Set exercise ▸ Find the lines that include the string "this" and report how many there are. Give no other text.

____

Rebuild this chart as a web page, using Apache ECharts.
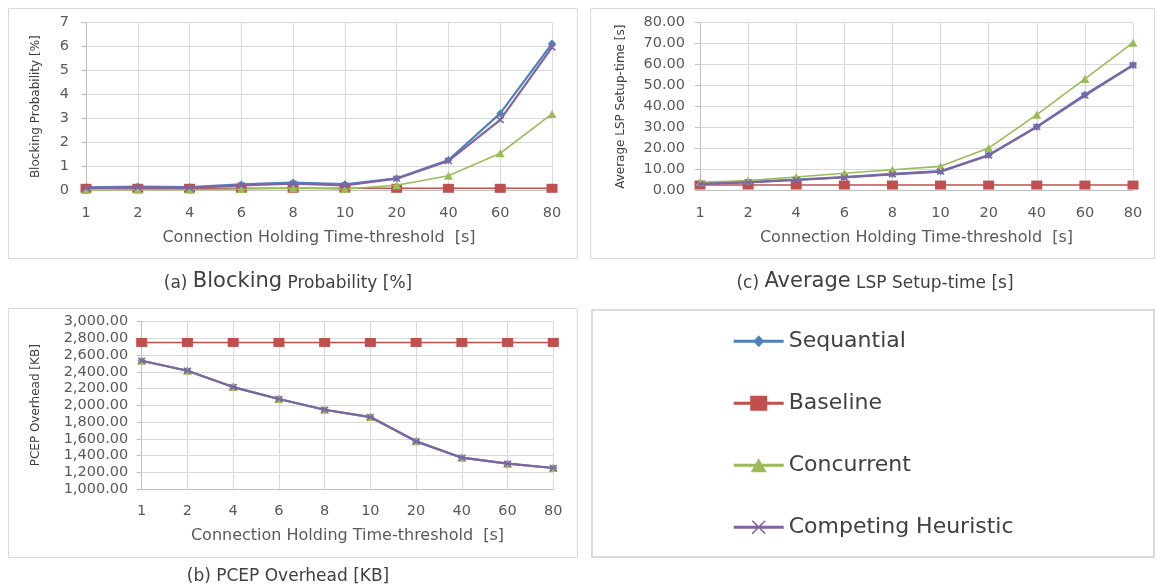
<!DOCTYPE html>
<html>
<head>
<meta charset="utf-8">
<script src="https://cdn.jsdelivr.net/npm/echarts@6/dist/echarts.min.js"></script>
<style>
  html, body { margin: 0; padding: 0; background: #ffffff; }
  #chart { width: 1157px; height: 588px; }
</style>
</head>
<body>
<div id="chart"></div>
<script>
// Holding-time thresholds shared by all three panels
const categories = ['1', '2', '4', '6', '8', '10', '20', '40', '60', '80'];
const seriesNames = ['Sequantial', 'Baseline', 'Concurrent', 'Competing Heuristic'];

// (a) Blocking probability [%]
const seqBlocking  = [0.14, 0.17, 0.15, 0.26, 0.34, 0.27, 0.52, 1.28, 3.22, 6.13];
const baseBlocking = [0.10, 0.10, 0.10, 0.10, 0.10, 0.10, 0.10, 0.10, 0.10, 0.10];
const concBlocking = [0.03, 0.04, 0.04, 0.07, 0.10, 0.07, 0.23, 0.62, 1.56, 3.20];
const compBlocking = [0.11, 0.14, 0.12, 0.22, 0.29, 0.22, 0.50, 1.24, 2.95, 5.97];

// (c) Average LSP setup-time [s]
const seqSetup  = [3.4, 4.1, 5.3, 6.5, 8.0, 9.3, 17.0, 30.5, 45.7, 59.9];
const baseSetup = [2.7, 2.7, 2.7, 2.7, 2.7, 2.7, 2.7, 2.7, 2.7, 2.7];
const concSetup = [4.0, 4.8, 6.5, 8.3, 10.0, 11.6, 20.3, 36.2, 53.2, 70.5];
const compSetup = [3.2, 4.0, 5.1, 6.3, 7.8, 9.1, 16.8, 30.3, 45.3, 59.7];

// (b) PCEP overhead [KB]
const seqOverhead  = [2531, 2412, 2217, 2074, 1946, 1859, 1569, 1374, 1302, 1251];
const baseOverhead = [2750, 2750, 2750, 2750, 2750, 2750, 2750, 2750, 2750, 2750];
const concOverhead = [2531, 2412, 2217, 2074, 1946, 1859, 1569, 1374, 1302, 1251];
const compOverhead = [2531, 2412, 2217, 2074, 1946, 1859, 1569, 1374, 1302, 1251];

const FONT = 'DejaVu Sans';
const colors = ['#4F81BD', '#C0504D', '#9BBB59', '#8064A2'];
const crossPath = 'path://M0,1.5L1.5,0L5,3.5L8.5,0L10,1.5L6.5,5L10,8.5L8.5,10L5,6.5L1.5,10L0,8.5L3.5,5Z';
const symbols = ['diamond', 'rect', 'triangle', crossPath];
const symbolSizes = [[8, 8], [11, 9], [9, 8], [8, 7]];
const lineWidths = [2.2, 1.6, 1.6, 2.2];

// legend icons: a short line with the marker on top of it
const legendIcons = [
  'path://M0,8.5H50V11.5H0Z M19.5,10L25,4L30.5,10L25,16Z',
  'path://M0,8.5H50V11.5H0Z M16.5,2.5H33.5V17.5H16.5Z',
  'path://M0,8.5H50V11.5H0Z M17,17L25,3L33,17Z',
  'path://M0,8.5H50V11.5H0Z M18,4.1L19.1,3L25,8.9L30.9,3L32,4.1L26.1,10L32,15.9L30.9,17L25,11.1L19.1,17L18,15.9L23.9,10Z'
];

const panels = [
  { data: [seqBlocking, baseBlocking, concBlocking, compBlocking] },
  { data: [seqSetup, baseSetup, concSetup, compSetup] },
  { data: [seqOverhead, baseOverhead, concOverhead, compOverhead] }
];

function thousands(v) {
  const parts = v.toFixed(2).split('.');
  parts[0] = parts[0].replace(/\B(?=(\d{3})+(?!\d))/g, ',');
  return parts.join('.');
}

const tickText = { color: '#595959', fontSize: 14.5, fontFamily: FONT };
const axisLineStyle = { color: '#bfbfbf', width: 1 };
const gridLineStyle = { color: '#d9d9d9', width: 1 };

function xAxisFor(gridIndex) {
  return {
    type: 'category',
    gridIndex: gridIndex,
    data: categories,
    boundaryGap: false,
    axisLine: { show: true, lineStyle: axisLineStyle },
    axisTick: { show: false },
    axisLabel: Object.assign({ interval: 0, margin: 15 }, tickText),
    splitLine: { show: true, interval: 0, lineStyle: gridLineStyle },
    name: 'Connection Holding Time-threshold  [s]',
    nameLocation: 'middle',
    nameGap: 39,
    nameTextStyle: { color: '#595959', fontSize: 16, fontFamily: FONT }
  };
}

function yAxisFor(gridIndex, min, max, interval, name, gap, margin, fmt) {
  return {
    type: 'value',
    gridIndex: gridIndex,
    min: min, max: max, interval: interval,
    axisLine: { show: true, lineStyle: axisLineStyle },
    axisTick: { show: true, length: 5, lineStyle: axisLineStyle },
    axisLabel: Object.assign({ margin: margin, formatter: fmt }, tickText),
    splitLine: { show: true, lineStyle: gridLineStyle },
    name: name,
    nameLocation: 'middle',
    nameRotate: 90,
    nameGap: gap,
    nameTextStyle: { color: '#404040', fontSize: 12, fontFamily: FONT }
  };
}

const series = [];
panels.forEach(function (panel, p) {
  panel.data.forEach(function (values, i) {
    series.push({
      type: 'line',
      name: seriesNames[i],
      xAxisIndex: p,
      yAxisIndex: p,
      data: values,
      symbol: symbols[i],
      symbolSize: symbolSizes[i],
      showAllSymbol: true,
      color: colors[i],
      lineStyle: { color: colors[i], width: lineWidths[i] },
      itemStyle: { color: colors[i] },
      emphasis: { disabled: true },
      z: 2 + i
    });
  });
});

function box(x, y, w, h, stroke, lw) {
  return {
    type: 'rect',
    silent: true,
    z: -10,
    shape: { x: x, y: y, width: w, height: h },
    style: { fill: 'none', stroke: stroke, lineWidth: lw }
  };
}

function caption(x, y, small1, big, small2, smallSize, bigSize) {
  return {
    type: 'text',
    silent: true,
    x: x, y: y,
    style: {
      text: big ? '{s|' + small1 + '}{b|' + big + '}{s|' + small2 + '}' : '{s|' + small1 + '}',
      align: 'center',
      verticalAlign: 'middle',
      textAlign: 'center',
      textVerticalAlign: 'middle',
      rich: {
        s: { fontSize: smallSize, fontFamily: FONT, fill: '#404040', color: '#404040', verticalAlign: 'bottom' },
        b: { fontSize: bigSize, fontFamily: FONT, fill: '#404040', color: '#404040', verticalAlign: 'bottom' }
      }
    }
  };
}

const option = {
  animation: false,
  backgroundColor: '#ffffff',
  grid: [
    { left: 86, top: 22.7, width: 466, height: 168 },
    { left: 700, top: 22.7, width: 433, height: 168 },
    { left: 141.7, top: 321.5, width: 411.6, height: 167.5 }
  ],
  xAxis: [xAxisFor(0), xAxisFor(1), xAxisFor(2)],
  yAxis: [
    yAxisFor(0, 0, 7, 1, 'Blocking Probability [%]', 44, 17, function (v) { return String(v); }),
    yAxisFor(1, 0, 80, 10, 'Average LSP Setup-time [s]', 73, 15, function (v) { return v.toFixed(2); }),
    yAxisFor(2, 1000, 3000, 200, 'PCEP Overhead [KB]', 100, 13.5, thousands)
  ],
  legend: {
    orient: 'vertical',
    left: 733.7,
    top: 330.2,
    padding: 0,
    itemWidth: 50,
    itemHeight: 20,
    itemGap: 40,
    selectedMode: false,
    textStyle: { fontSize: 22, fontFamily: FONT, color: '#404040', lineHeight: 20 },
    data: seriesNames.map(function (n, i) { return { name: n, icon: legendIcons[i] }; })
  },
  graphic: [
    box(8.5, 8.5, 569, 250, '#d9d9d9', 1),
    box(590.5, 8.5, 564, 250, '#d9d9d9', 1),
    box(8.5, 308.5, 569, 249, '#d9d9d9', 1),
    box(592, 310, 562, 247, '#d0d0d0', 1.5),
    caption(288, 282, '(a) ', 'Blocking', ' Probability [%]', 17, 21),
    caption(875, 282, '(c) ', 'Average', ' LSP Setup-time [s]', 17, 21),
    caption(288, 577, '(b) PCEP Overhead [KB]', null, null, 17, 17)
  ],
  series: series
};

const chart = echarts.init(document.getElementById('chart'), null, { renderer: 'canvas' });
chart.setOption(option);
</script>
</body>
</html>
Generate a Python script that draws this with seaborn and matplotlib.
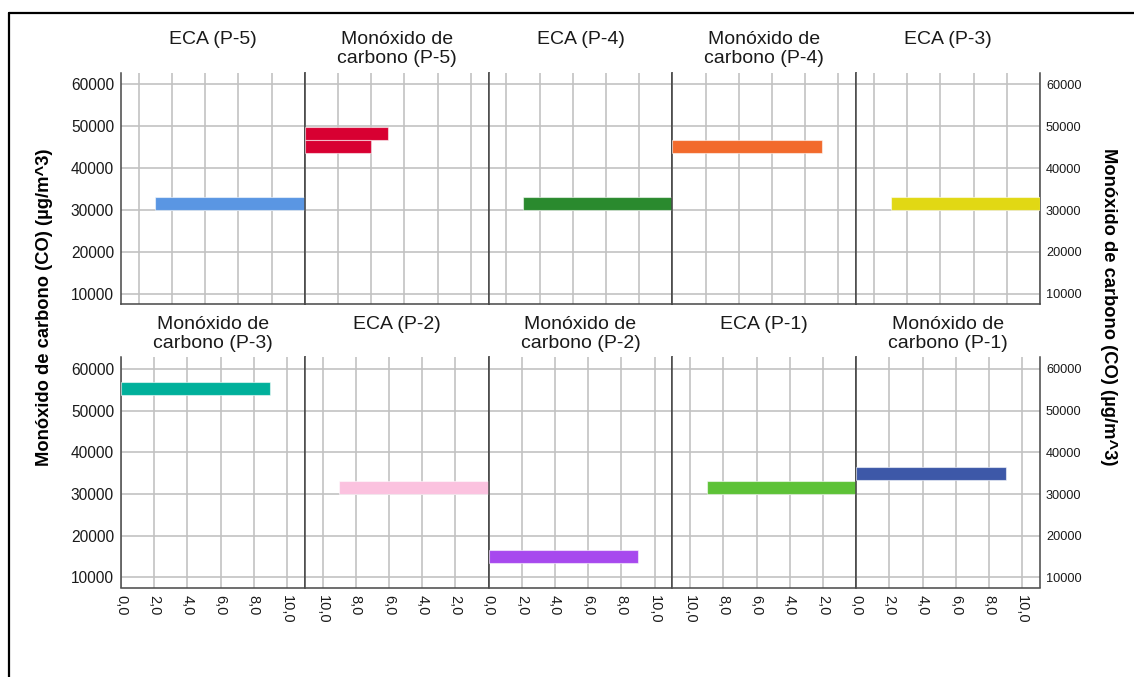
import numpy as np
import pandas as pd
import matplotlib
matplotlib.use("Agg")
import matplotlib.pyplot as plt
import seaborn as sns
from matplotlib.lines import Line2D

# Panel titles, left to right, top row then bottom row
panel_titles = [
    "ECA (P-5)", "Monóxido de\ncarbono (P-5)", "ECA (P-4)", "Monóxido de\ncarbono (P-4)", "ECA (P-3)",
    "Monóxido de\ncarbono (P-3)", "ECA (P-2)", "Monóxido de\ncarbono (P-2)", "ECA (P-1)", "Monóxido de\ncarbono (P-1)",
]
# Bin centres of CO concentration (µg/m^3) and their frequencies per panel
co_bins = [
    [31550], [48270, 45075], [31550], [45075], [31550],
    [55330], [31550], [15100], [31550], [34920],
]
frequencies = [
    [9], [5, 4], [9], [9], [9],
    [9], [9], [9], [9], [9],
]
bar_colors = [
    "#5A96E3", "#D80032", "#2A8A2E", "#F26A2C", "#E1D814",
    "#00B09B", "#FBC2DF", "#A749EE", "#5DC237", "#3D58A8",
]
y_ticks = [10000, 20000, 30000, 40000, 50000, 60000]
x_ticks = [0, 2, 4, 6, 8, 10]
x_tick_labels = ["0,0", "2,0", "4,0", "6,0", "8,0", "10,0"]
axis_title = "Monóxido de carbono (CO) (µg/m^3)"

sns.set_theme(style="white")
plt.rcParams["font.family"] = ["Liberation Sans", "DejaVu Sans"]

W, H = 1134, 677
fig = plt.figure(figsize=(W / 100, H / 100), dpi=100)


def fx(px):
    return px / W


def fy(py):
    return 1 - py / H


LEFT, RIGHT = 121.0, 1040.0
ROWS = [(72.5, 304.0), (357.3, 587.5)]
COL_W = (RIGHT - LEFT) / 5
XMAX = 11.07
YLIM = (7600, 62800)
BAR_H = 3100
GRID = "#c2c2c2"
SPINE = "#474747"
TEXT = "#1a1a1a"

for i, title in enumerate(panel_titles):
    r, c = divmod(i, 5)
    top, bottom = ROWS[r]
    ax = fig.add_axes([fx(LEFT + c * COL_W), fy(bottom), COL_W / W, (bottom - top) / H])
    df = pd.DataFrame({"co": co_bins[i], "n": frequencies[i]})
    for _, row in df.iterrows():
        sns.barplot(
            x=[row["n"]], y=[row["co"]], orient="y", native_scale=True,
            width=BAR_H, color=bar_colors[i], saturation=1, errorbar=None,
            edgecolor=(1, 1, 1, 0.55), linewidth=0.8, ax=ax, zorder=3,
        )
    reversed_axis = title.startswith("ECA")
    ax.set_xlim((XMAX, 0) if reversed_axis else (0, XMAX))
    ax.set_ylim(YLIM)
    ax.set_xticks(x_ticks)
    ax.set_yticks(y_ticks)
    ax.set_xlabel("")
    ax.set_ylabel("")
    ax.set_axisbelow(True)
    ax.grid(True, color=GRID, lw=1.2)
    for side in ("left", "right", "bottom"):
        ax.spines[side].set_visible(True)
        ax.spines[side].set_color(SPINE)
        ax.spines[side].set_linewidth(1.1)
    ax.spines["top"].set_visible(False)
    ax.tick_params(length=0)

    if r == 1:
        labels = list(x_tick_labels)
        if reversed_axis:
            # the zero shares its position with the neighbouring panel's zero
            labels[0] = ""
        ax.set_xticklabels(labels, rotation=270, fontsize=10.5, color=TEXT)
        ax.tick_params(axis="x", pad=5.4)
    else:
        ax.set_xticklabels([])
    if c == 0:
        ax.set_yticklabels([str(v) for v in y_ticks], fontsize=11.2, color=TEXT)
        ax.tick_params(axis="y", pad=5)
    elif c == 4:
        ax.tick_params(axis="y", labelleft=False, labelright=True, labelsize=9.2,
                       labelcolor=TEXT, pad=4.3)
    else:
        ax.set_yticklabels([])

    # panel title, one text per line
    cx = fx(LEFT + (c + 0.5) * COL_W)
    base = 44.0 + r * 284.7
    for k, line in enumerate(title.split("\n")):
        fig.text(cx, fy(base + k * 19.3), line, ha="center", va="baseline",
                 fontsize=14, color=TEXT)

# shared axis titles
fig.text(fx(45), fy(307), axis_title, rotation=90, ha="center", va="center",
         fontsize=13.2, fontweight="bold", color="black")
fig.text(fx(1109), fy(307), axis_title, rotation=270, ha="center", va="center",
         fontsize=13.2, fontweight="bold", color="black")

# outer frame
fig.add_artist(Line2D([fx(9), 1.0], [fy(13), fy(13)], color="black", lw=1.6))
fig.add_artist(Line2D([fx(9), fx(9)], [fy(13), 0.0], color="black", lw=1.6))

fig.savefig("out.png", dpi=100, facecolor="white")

____

Output of the task ▸ 2